## WHAT IS EXPECTED
Print exactly what lies from the line with "Clone this chart in Apache ECharts." down to the line with "const yTicks = [0, 5, 10, 15, 20, 25];", counting both of those lines, but not the pictures.

## DATA RECORDS
● ● ● ●

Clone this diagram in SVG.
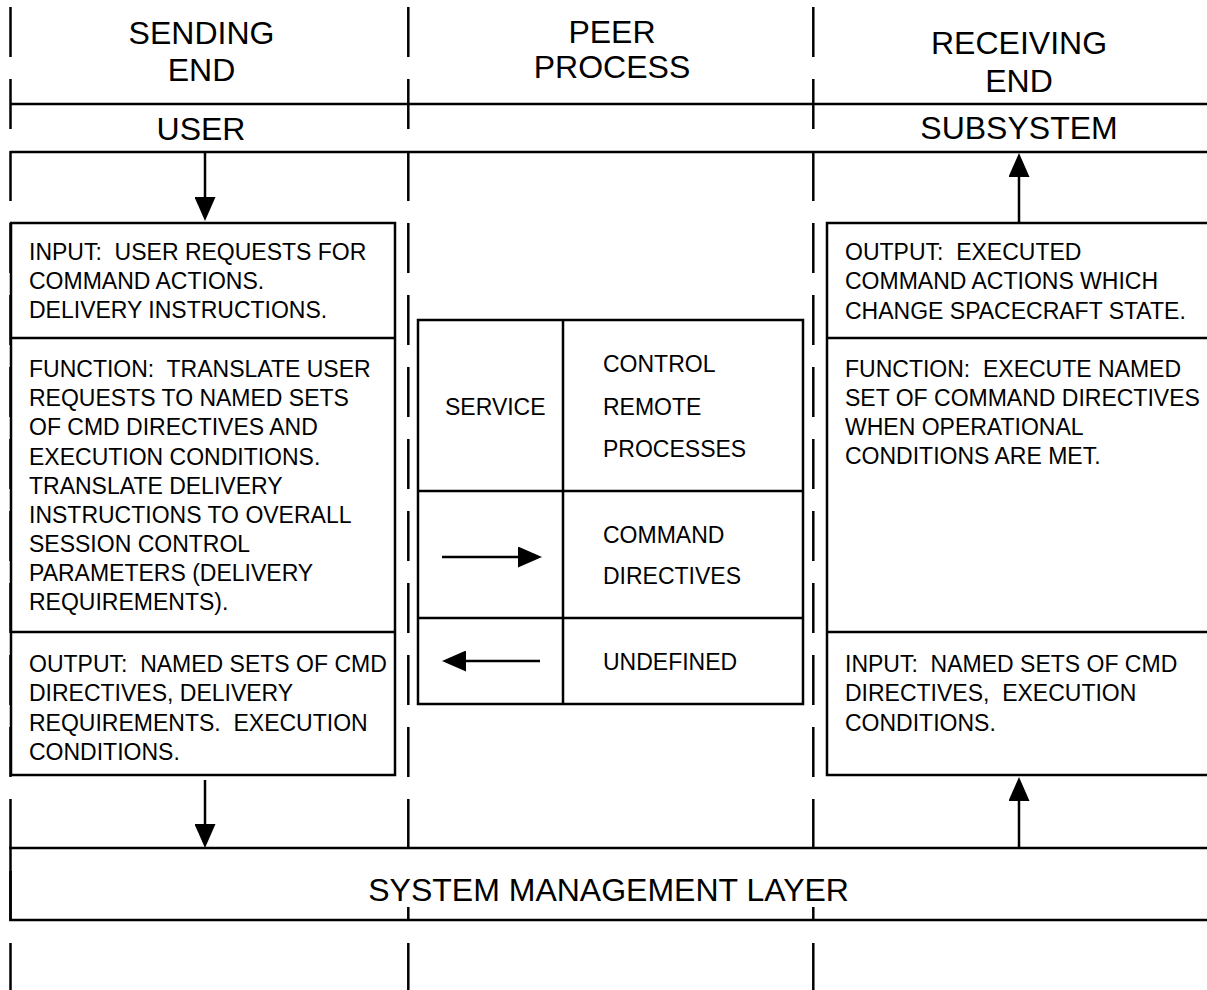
<svg xmlns="http://www.w3.org/2000/svg" width="1207" height="990" viewBox="0 0 1207 990">
<style>
  .bg { fill: #ffffff; }
  .dash { stroke: #000; stroke-width: 2.5; fill: none; stroke-dasharray: 50 22; }
  .box { stroke: #000; stroke-width: 2.5; fill: none; }
  .ln { stroke: #000; stroke-width: 2.5; fill: none; }
  .conn { stroke: #000; stroke-width: 2.5; fill: none; marker-end: url(#ah); }
  .hdr { font-family: "Liberation Sans", Arial, sans-serif; font-size: 32px; fill: #000; text-anchor: middle; }
  .txt { font-family: "Liberation Sans", Arial, sans-serif; font-size: 23px; fill: #000; white-space: pre; }
</style>
<defs>
  <marker id="ah" markerUnits="userSpaceOnUse" markerWidth="24" markerHeight="21" refX="0" refY="10.5" orient="auto" viewBox="0 0 24 21">
    <path d="M0,0 L24,10.5 L0,21 z" fill="#000"/>
  </marker>
</defs>
<rect class="bg" x="0" y="0" width="1207" height="990"/>

<g id="lanes">
  <line class="dash" x1="10.5" y1="7" x2="10.5" y2="995"/>
  <line class="dash" x1="408.3" y1="7" x2="408.3" y2="995"/>
  <line class="dash" x1="813.3" y1="7" x2="813.3" y2="995"/>
  <line class="ln" x1="10" y1="104" x2="1207" y2="104"/>
  <line class="ln" x1="10" y1="152" x2="1207" y2="152"/>
</g>

<g id="headers">
  <text class="hdr" x="201.5" y="44">SENDING</text>
  <text class="hdr" x="201.5" y="81">END</text>
  <text class="hdr" x="612" y="43">PEER</text>
  <text class="hdr" x="612" y="78">PROCESS</text>
  <text class="hdr" x="1019" y="54">RECEIVING</text>
  <text class="hdr" x="1019" y="92">END</text>
</g>

<g id="user">
  <text class="hdr" x="201" y="140">USER</text>
</g>
<g id="subsystem">
  <text class="hdr" x="1019" y="139">SUBSYSTEM</text>
</g>

<g id="sending-box">
  <rect class="box" x="11" y="223" width="384" height="552" fill="#fff"/>
  <line class="ln" x1="11" y1="338" x2="395" y2="338"/>
  <line class="ln" x1="11" y1="632" x2="395" y2="632"/>
  <text class="txt" x="29" y="260" xml:space="preserve">INPUT:  USER REQUESTS FOR</text>
  <text class="txt" x="29" y="289">COMMAND ACTIONS.</text>
  <text class="txt" x="29" y="318">DELIVERY INSTRUCTIONS.</text>
  <text class="txt" x="29" y="377" xml:space="preserve">FUNCTION:  TRANSLATE USER</text>
  <text class="txt" x="29" y="406">REQUESTS TO NAMED SETS</text>
  <text class="txt" x="29" y="435">OF CMD DIRECTIVES AND</text>
  <text class="txt" x="29" y="464.5">EXECUTION CONDITIONS.</text>
  <text class="txt" x="29" y="493.5">TRANSLATE DELIVERY</text>
  <text class="txt" x="29" y="523">INSTRUCTIONS TO OVERALL</text>
  <text class="txt" x="29" y="552">SESSION CONTROL</text>
  <text class="txt" x="29" y="581">PARAMETERS (DELIVERY</text>
  <text class="txt" x="29" y="610">REQUIREMENTS).</text>
  <text class="txt" x="29" y="672" xml:space="preserve">OUTPUT:  NAMED SETS OF CMD</text>
  <text class="txt" x="29" y="701">DIRECTIVES, DELIVERY</text>
  <text class="txt" x="29" y="730.5" xml:space="preserve">REQUIREMENTS.  EXECUTION</text>
  <text class="txt" x="29" y="760">CONDITIONS.</text>
</g>

<g id="receiving-box">
  <rect class="box" x="827" y="223" width="400" height="552" fill="#fff"/>
  <line class="ln" x1="827" y1="338" x2="1207" y2="338"/>
  <line class="ln" x1="827" y1="632" x2="1207" y2="632"/>
  <text class="txt" x="845" y="260" xml:space="preserve">OUTPUT:  EXECUTED</text>
  <text class="txt" x="845" y="289">COMMAND ACTIONS WHICH</text>
  <text class="txt" x="845" y="319">CHANGE SPACECRAFT STATE.</text>
  <text class="txt" x="845" y="377" xml:space="preserve">FUNCTION:  EXECUTE NAMED</text>
  <text class="txt" x="845" y="406">SET OF COMMAND DIRECTIVES</text>
  <text class="txt" x="845" y="435">WHEN OPERATIONAL</text>
  <text class="txt" x="845" y="464">CONDITIONS ARE MET.</text>
  <text class="txt" x="845" y="672" xml:space="preserve">INPUT:  NAMED SETS OF CMD</text>
  <text class="txt" x="845" y="701" xml:space="preserve">DIRECTIVES,  EXECUTION</text>
  <text class="txt" x="845" y="730.5">CONDITIONS.</text>
</g>

<g id="peer-table">
  <rect class="box" x="418" y="320" width="385" height="384" fill="#fff"/>
  <line class="ln" x1="563" y1="320" x2="563" y2="704"/>
  <line class="ln" x1="418" y1="491" x2="803" y2="491"/>
  <line class="ln" x1="418" y1="618" x2="803" y2="618"/>
  <text class="txt" x="445" y="415">SERVICE</text>
  <text class="txt" x="603" y="372">CONTROL</text>
  <text class="txt" x="603" y="415">REMOTE</text>
  <text class="txt" x="603" y="457">PROCESSES</text>
  <text class="txt" x="603" y="543">COMMAND</text>
  <text class="txt" x="603" y="584">DIRECTIVES</text>
  <text class="txt" x="603" y="670">UNDEFINED</text>
</g>

<g id="system-management-layer">
  <rect x="370" y="850" width="480" height="57" fill="#fff"/>
  <rect class="box" x="10.5" y="848" width="1210" height="72"/>
  <text class="hdr" x="608.6" y="900.5">SYSTEM MANAGEMENT LAYER</text>
</g>

<g id="connectors">
  <line class="conn" x1="205" y1="152" x2="205" y2="197"/>
  <line class="conn" x1="205" y1="780" x2="205" y2="824"/>
  <line class="conn" x1="1019" y1="223" x2="1019" y2="177"/>
  <line class="conn" x1="1019" y1="848" x2="1019" y2="801"/>
  <line class="conn" x1="442" y1="557" x2="518" y2="557"/>
  <line class="conn" x1="540" y1="661" x2="466" y2="661"/>
</g>
</svg>
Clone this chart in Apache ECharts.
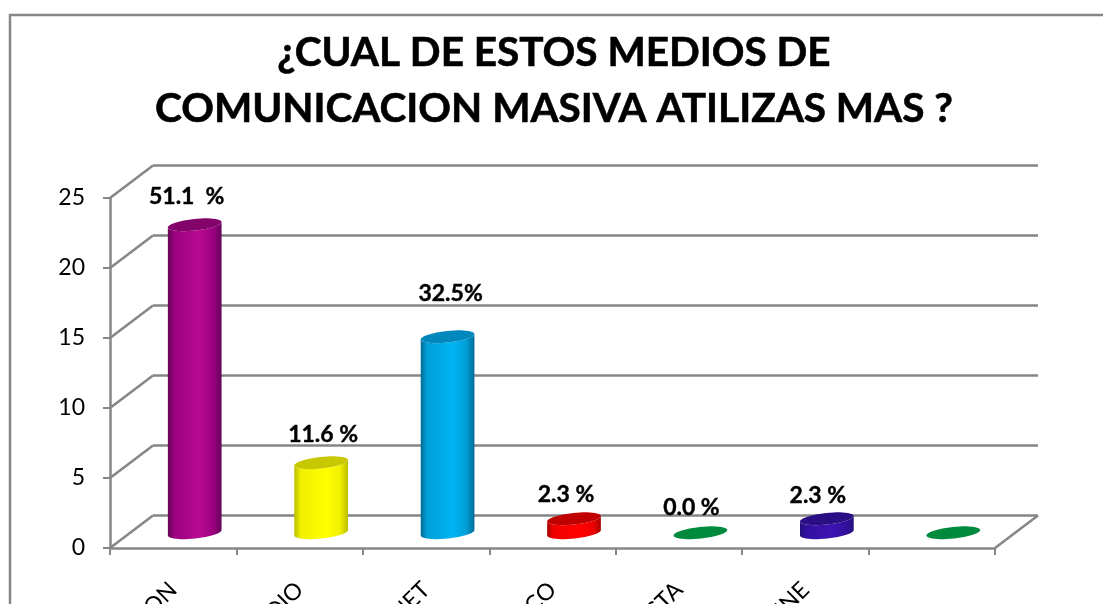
<!DOCTYPE html>
<html><head><meta charset="utf-8">
<style>html,body{margin:0;padding:0;background:#fff;overflow:hidden}#c{width:1103px;height:604px}</style>
<script src="https://cdn.jsdelivr.net/npm/echarts@6/dist/echarts.min.js"></script>
</head><body><div id="c"></div>
<script>
const titleLines = ['¿CUAL DE ESTOS MEDIOS DE', 'COMUNICACION MASIVA ATILIZAS MAS ?'];
const categories = ['TELEVISION', 'RADIO', 'INTERNET', 'PERIODICO', 'REVISTA', 'CINE', ' '];
const values = [22, 5, 14, 1, 0, 1, 0];
const percentLabels = ['51.1  %', '11.6 %', '32.5%', '2.3 %', '0.0 %', '2.3 %', ''];
const yTicks = [0, 5, 10, 15, 20, 25];

const barStyles = [
  { edge: '#640556', mid: '#9a0080', hi: '#b80a92', cap: '#84036b' },
  { edge: '#bcbc00', mid: '#f0f000', hi: '#ffff00', cap: '#c8c800' },
  { edge: '#006a94', mid: '#009fd8', hi: '#00b4f4', cap: '#0088bd' },
  { edge: '#a80000', mid: '#f00000', hi: '#ff0000', cap: '#c00000' },
  { edge: '#008a3e', mid: '#008a3e', hi: '#008a3e', cap: '#008a3e' },
  { edge: '#24107a', mid: '#3410a0', hi: '#3c14b4', cap: '#2a0e84' },
  { edge: '#008a3e', mid: '#008a3e', hi: '#008a3e', cap: '#008a3e' }
];
const labelOffsets = [[-8, -28], [2, -28], [3, -43], [-8, -24], [-9, -25], [-9, -23], [0, 0]];

const FONT = 'Lato';
const GRID_LINE = '#868686';
const LINE_W = 2.5;
const DEPTH_X = 43, DEPTH_Y = -32.5;
const RX = 27, RY = 5.8, TILT = -6 * Math.PI / 180;

function ell(cx, cy, t) {
  const c = Math.cos(t), s = Math.sin(t);
  return [cx + RX * c * Math.cos(TILT) - RY * s * Math.sin(TILT),
          cy + RX * c * Math.sin(TILT) + RY * s * Math.cos(TILT)];
}
function ellipsePts(cx, cy) {
  const p = [];
  for (let k = 0; k < 48; k++) p.push(ell(cx, cy, k / 48 * Math.PI * 2));
  return p;
}

function renderBar(params, api) {
  const i = api.value(0), v = api.value(1);
  const top = api.coord([i, v]), base = api.coord([i, 0]);
  const st = barStyles[i];
  const children = [];
  if (v > 0) {
    const pts = [];
    for (let k = 0; k <= 24; k++) pts.push(ell(base[0], base[1], k / 24 * Math.PI));
    for (let k = 24; k >= 0; k--) pts.push(ell(top[0], top[1], k / 24 * Math.PI));
    children.push({
      type: 'polygon', shape: { points: pts },
      style: {
        fill: new echarts.graphic.LinearGradient(0, 0, 1, 0, [
          { offset: 0, color: st.edge }, { offset: 0.12, color: st.mid },
          { offset: 0.6, color: st.hi }, { offset: 0.85, color: st.mid },
          { offset: 1, color: st.edge }
        ])
      }
    });
  }
  children.push({ type: 'polygon', shape: { points: ellipsePts(top[0], top[1]) }, style: { fill: st.cap } });
  return { type: 'group', children };
}

function renderDiagonal(params, api) {
  const v = api.value(1), cs = params.coordSys;
  const y = api.coord([0, v])[1];
  const x = v === 0 && api.value(0) === 1 ? cs.x + cs.width : cs.x;
  return {
    type: 'line',
    shape: { x1: x, y1: y, x2: x + DEPTH_X, y2: y + DEPTH_Y },
    style: { stroke: GRID_LINE, lineWidth: LINE_W }
  };
}

const W = 885, H = 350;
const option = {
  animation: false,
  backgroundColor: '#ffffff',
  textStyle: { fontFamily: FONT },
  graphic: [{
    type: 'rect', silent: true, z: -1,
    shape: { x: 10, y: 15, width: 1300, height: 900 },
    style: { fill: 'none', stroke: GRID_LINE, lineWidth: LINE_W }
  }],
  title: {
    text: titleLines.join('\n'),
    left: 549, top: 20, textAlign: 'center',
    textStyle: { fontFamily: FONT, fontWeight: 700, fontSize: 40.5, lineHeight: 56, color: '#000', textBorderColor: '#000', textBorderWidth: 0.6 }
  },
  grid: [
    { left: 110, top: 198, width: W, height: H, outerBoundsMode: 'none' },
    { left: 110 + DEPTH_X, top: 198 + DEPTH_Y, width: W, height: H, outerBoundsMode: 'none' },
    { left: 110 + DEPTH_X / 2, top: 199 + DEPTH_Y / 2, width: W, height: H, outerBoundsMode: 'none' }
  ],
  xAxis: [
    {
      gridIndex: 0, type: 'category', data: categories,
      axisLine: { lineStyle: { color: GRID_LINE, width: LINE_W } },
      axisTick: { show: true, length: 7, lineStyle: { color: GRID_LINE, width: 2 } },
      axisLabel: { interval: 0, rotate: 45, margin: 38, fontFamily: FONT, fontSize: 23, color: '#000' }
    },
    { gridIndex: 1, type: 'category', data: categories, show: false },
    { gridIndex: 2, type: 'category', data: categories, show: false }
  ],
  yAxis: [
    {
      gridIndex: 0, type: 'value', min: 0, max: 25, interval: 5,
      axisLine: { show: true, lineStyle: { color: GRID_LINE, width: LINE_W } },
      axisTick: { show: true, length: 7, lineStyle: { color: GRID_LINE, width: 2 } },
      axisLabel: { margin: 25, fontFamily: FONT, fontSize: 23, color: '#000', padding: [8, 0, 0, 0] },
      splitLine: { show: false }
    },
    {
      gridIndex: 1, type: 'value', min: 0, max: 25, interval: 5,
      axisLine: { show: false }, axisTick: { show: false }, axisLabel: { show: false },
      splitLine: { show: true, lineStyle: { color: GRID_LINE, width: LINE_W } }
    },
    {
      gridIndex: 2, type: 'value', min: 0, max: 25, interval: 5,
      axisLine: { show: false }, axisTick: { show: false }, axisLabel: { show: false }, splitLine: { show: false }
    }
  ],
  series: [
    {
      type: 'custom', xAxisIndex: 0, yAxisIndex: 0, z: 1, silent: true,
      renderItem: renderDiagonal, encode: { x: 0, y: 1 },
      data: yTicks.map(t => [0, t]).concat([[1, 0]])
    },
    {
      type: 'custom', name: 'MEDIOS', xAxisIndex: 2, yAxisIndex: 2, z: 3,
      renderItem: renderBar, encode: { x: 0, y: 1 },
      data: values.map((v, i) => [i, v])
    },
    {
      type: 'scatter', xAxisIndex: 2, yAxisIndex: 2, z: 4, symbolSize: 0, silent: true,
      itemStyle: { opacity: 1 },
      data: values.map((v, i) => ({
        value: [i, v],
        label: {
          show: true, position: 'inside', offset: labelOffsets[i],
          formatter: percentLabels[i], opacity: 1,
          fontFamily: FONT, fontWeight: 700, fontSize: 23, color: '#000',
          textBorderColor: '#000', textBorderWidth: 0.4
        }
      }))
    }
  ]
};
const chart = echarts.init(document.getElementById('c'), null, { renderer: 'canvas' });
chart.setOption(option);
</script></body></html>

● ● ● ●

## WRITTEN RESPONSE
Clone this chart in Apache ECharts.
<!DOCTYPE html>
<html><head><meta charset="utf-8">
<style>html,body{margin:0;padding:0;background:#fff;overflow:hidden}#c{width:1103px;height:604px}</style>
<script src="https://cdn.jsdelivr.net/npm/echarts@6/dist/echarts.min.js"></script>
</head><body><div id="c"></div>
<script>
const titleLines = ['¿CUAL DE ESTOS MEDIOS DE', 'COMUNICACION MASIVA ATILIZAS MAS ?'];
const categories = ['TELEVISION', 'RADIO', 'INTERNET', 'PERIODICO', 'REVISTA', 'CINE', ' '];
const values = [22, 5, 14, 1, 0, 1, 0];
const percentLabels = ['51.1  %', '11.6 %', '32.5%', '2.3 %', '0.0 %', '2.3 %', ''];
const yTicks = [0, 5, 10, 15, 20, 25];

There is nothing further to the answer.